I aspire to eat healthy.  So those periods where I did not eat healthy stand in stark contrast in my mind.  Looking back, I have to wonder, what was I thinking?  What the hell was I thinking when I began eating at McDonalds?  (True.  The first time, back in the 1960’s, it was a treat.  Probably more for my mom, who didn’t need to cook that meal.  She prepared all the others.  I can’t blame her for allowing it to become something of a habit.  I let that happen.)

When I was in my 30s, I abused fast food.  I allowed it to become a routine part of my diet.  I allowed it to become normal.  (What the hell was I thinking?)  Back then, it seemed at times I was too busy to bother with trying to eat healthy.  Sometimes, just trying to eat and keep my pace up was all I could do.  I had too much on my plate to leave room for healthy food.  I was very driven.  (Still am.)

Because I could burn through calories so easily in my youth, the first effects of this period of unhealthy eating did not show right away.   And so, the habit unwittingly became ingrained in my repertoire of coping and survival behaviors.  However.  One cannot forever ignore the consequences of poor nutrition.  They show up sooner or later.

A few years later, my weight ballooned.  I am a shade under 5’10”.  When I eat healthy, my weight stays around 140 now, less in my youth.  As fast food crept into my diet, my weight began climbing.  Imperceptibly at first.  My low point came in my mid-30s when I reached 195.  On some people of my height, 195 doesn’t look bad.  On me, it went disproportionately to my gut.  I resembled my junior high track coach.  A man – pregnant with basketball.  (I hope he rediscovered healthy food before I did.)  Thus began my battle with weight.
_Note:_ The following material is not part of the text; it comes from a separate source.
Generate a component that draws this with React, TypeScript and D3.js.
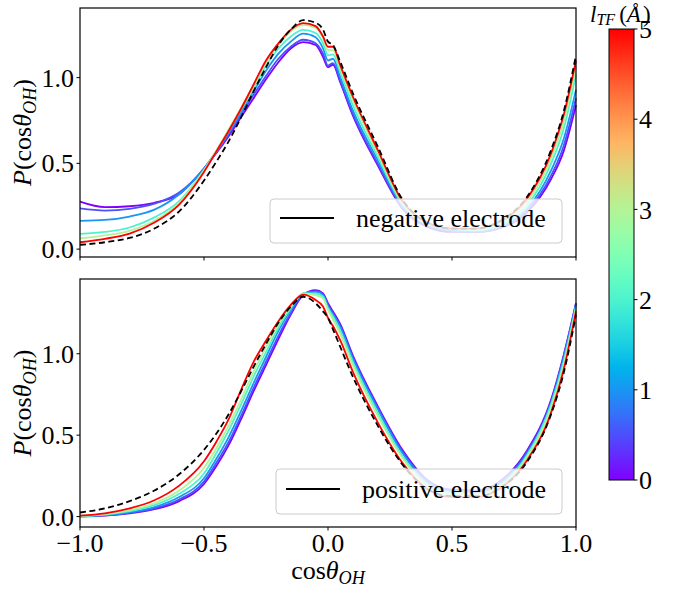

My 40s was a decade of marriage.  A am grateful to my  ex for all her wonderful meals.  She knew more about nutrition than I did.  She prepared healthy food.  But by this point, I was addicted to the flavors of fast and junk.  My problem wasn’t her meals.  My problem were the choices I made when eating meals on my own, and snacking.

We separated in 2010.  On my own again, I knew I had to eat better.  And this is where I will leave the tale for today.  One year before telling my doctor I knew something was wrong with my health.